Introduce some powerful software that detects it automatically, even on papers or students that you would not have suspected, and an ugly truth is revealed.
Of course, the other connection in these two cases is that the teachers paid for their actions with bad student reviews. Professor Ipeirotis dropped to a below-average score of 5.3 (of 7.0) from his usual 6.0 to 6.5. He claims that "The Dean’s office and my chair ‘expressed their appreciation’ for me chasing such cases (in December), but six months later, when I received my annual evaluation, my yearly salary increase was the lowest ever, and significantly lower than inflation, as my teaching evaluations took a hit this year."
As anyone who has pursued an academic integrity case at a college with the administration probably discovered, it can take up many hours away from your actual teaching or research.
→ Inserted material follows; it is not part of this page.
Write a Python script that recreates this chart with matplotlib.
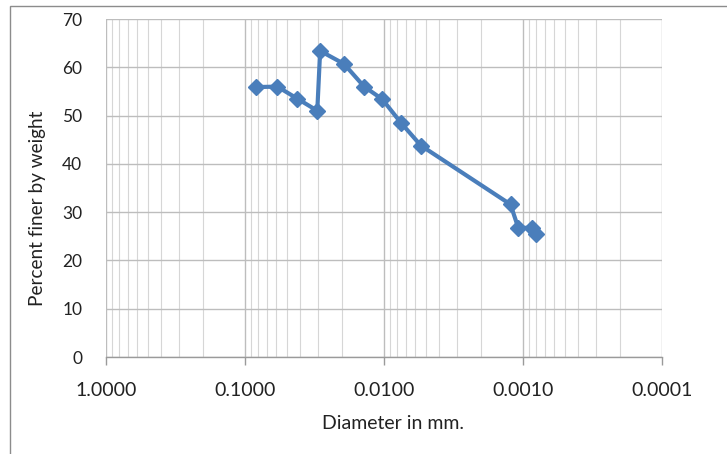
import matplotlib
matplotlib.use("Agg")
import matplotlib.pyplot as plt
from matplotlib.ticker import LogLocator, FixedLocator, FuncFormatter, NullFormatter
from matplotlib.patches import Rectangle

diameter_mm = [0.0827, 0.0585, 0.0420, 0.0302, 0.0288, 0.0194, 0.0139,
               0.0103, 0.00755, 0.00543, 0.00123, 0.00108, 0.000855, 0.00080]
percent_finer = [55.9, 56.0, 53.5, 51.0, 63.4, 60.7, 56.0,
                 53.4, 48.5, 43.8, 31.6, 26.7, 26.8, 25.4]
x_ticks = [1.0, 0.1, 0.01, 0.001, 0.0001]
y_ticks = [0, 10, 20, 30, 40, 50, 60, 70]

plt.rcParams['font.family'] = ['Lato', 'DejaVu Sans']

fig = plt.figure(figsize=(7.27, 4.54), dpi=100)
ax = fig.add_axes([106/727, 1-357/454, (662-106)/727, (357-19)/454])

# outer chart border
fig.patches.append(Rectangle((10/727, -0.1), 1.2, 1 - 6/454 + 0.1, transform=fig.transFigure,
                             fill=False, edgecolor='#8c8c8c', linewidth=1.0))

ax.plot(diameter_mm, percent_finer, color='#4A7EBB', linewidth=3.0,
        marker='D', markersize=8, markerfacecolor='#4A7EBB',
        markeredgecolor='#4A7EBB', solid_joinstyle='round', zorder=3)

ax.set_xscale('log')
ax.set_xlim(1.0, 0.0001)
ax.set_ylim(0, 70)

ax.xaxis.set_major_locator(FixedLocator(x_ticks))
ax.xaxis.set_major_formatter(FuncFormatter(lambda v, p: f"{v:.4f}"))
ax.xaxis.set_minor_locator(LogLocator(base=10, subs=range(2, 10), numticks=20))
ax.xaxis.set_minor_formatter(NullFormatter())
ax.yaxis.set_major_locator(FixedLocator(y_ticks))

ax.grid(True, which='major', axis='both', color='#bdbdbd', linewidth=1.0)
ax.grid(True, which='minor', axis='x', color='#d6d6d6', linewidth=0.8)
ax.set_axisbelow(True)

for s in ['top', 'right', 'left']:
    ax.spines[s].set_visible(False)
ax.spines['bottom'].set_color('#9a9a9a')
ax.spines['bottom'].set_linewidth(1.0)

ax.tick_params(axis='x', which='major', length=6, width=1, color='#9a9a9a',
               labelsize=14, pad=12, labelcolor='#222222')
ax.tick_params(axis='x', which='minor', length=0)
ax.tick_params(axis='y', which='major', length=0,
               labelsize=12.5, pad=17, labelcolor='#222222')

ax.set_xlabel('Diameter in mm.', fontsize=14, color='#222222')
ax.set_ylabel('Percent finer by weight', fontsize=13.7, color='#222222')
ax.xaxis.set_label_coords(0.516, -0.172)
ax.yaxis.set_label_coords(-0.108, 0.44)

fig.savefig('out.png', dpi=100)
Sadly, when he posted on a blog that he had decided to no longer pursue cheating instances, that too was met with a backlash.
Lesson learned? Well, I completely agree with what he says: "Rather than police plagiarism, professors should design assignments that cannot be plagiarized." I am actually presenting tomorrow at a writing across the curriculum faculty roundtable here at PCCC on just that topic. I hope to get a positive response from faculty, and will report back here soon.